Lo dramático es que para solucionar estos problemas no hacen falta sumas de recursos descomunales. Lo que principalmente se requiere es la voluntad de afrontarlos que hoy día no existe con la suficiente fortaleza; alterar el orden de prioridades para que los intereses comerciales no se impongan sobre las necesidades humanas y autoridad internacional para sancionar a los responsables de estos crímenes nauseabundos.
Pero en lugar de eso, lo que proponen los organismos internacionales que controlan los países ricos es limitar los gastos sociales, darle plena libertad a las empresas que prefieren ganar dinero a costa de cualquier otra cosa y, en suma, mirar vergonzantemente a otro lado.
A pesar de ellos, sin embargo, no está todo perdido.
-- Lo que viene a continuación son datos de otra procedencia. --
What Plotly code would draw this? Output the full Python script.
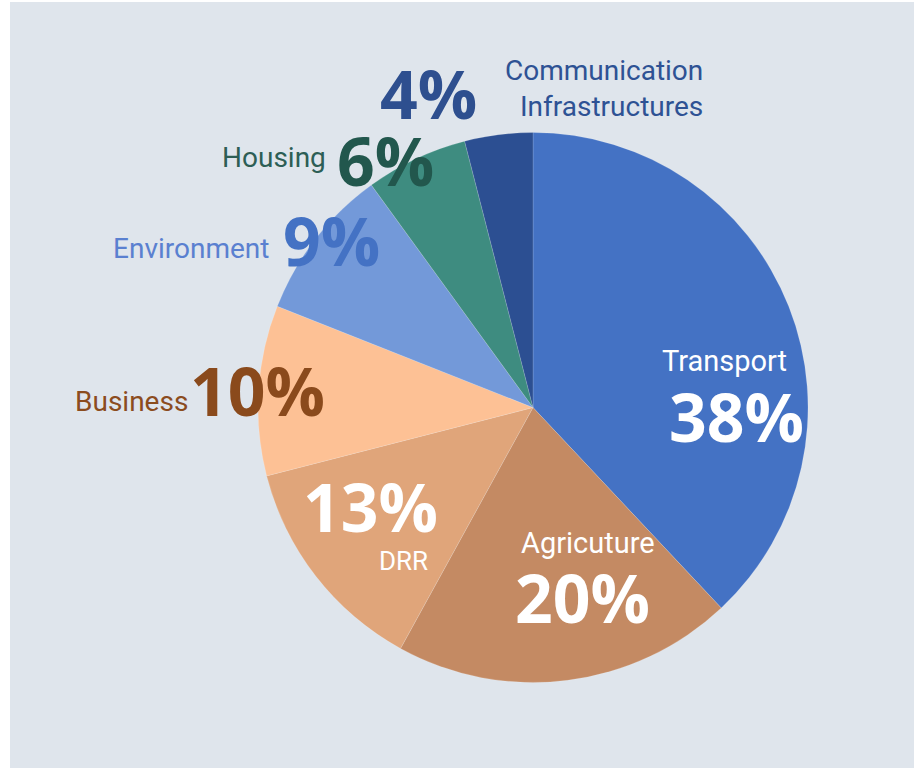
import plotly.graph_objects as go

# data
labels = ["Transport", "Agricuture", "DRR", "Business", "Environment", "Housing", "Communication Infrastructures"]
values = [38, 20, 13, 10, 9, 6, 4]
pct_text = ["38%", "20%", "13%", "10%", "9%", "6%", "4%"]

SLICE_COLORS = ["#4472c4", "#c48a63", "#e0a57a", "#fdc195", "#7399d9", "#3e8c80", "#2c4f92"]
BG = "#dfe5ec"
W, H = 914, 768
LABEL_FONT = "Roboto, sans-serif"
PCT_FONT = "Open Sans, Lato, sans-serif"
PCT_SIZE = 66


def px(x, y):
    return x / W, 1 - y / H


fig = go.Figure()

fig.add_trace(go.Pie(
    labels=labels,
    values=values,
    sort=False,
    direction="clockwise",
    rotation=0,
    textinfo="none",
    hoverinfo="label+percent",
    marker=dict(colors=SLICE_COLORS, line=dict(color="rgba(255,255,255,0.25)", width=0.6)),
    domain=dict(x=[258 / W, 808 / W], y=[1 - 683 / H, 1 - 132 / H]),
    showlegend=False,
))


def add_text(text, x, y, size, color, family, weight="normal", xanchor="center", align="center"):
    ax, ay = px(x, y)
    fig.add_annotation(
        text=text, x=ax, y=ay, xref="paper", yref="paper",
        xanchor=xanchor, yanchor="middle", align=align, showarrow=False,
        font=dict(family=family, size=size, color=color, weight=weight),
    )


# inside labels
add_text(labels[0], 724, 361, 29, "white", LABEL_FONT)
add_text(pct_text[0], 736, 416, PCT_SIZE, "white", PCT_FONT, weight=700)
add_text(labels[1], 588, 543, 29, "white", LABEL_FONT)
add_text(pct_text[1], 582, 597, PCT_SIZE, "white", PCT_FONT, weight=700)
add_text(pct_text[2], 370, 506, PCT_SIZE, "white", PCT_FONT, weight=700)
add_text(labels[2], 430, 561, 26, "white", LABEL_FONT, xanchor="right")

# outside labels
add_text(labels[3], 190, 401, 28, "#8b4c1e", LABEL_FONT, xanchor="right")
add_text(pct_text[3], 188, 390, PCT_SIZE, "#8a4a1c", PCT_FONT, weight=700, xanchor="left")
add_text(labels[4], 271, 248, 28, "#5a80d0", LABEL_FONT, xanchor="right")
add_text(pct_text[4], 281, 240, PCT_SIZE, "#4472c4", PCT_FONT, weight=700, xanchor="left")
add_text(labels[5], 328, 158, 28, "#2d5e55", LABEL_FONT, xanchor="right")
add_text(pct_text[5], 335, 160, PCT_SIZE, "#22574d", PCT_FONT, weight=700, xanchor="left")
add_text(pct_text[6], 378, 93, PCT_SIZE, "#2e4f8f", PCT_FONT, weight=700, xanchor="left")
add_text("Communication<br>Infrastructures", 705, 88, 28, "#2e5294", LABEL_FONT,
         xanchor="right", align="right")

fig.update_layout(
    width=W, height=H,
    margin=dict(l=0, r=0, t=0, b=0),
    paper_bgcolor="white",
    plot_bgcolor="white",
    shapes=[dict(type="rect", xref="paper", yref="paper", x0=10 / W, x1=1, y0=0, y1=1 - 2 / H,
                 fillcolor=BG, line=dict(width=0), layer="below")],
)

fig.write_html("out.html", config={"displayModeBar": False},
               post_script="document.body.style.margin = '0';")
Hace un par de días entré en el aula de una escuela infantil recién inaugurada en lo más alta de un rancho de Caracas. Se levanta sobre lo que hasta hace poco era el cruce de las aguas negras que fluían libremente y que ahora es una calle. Me senté entre los niños y un par de ellos, con los ojos relucientes y mucho más negros aún que su piel, se echaron sobre mi cuello abrazándome y sonriendo mientras cantaban con todos los demás. Al salir pensaba que, a pesar de todos los pesares, de las sonrisas de todos esos niños está naciendo un nuevo mundo.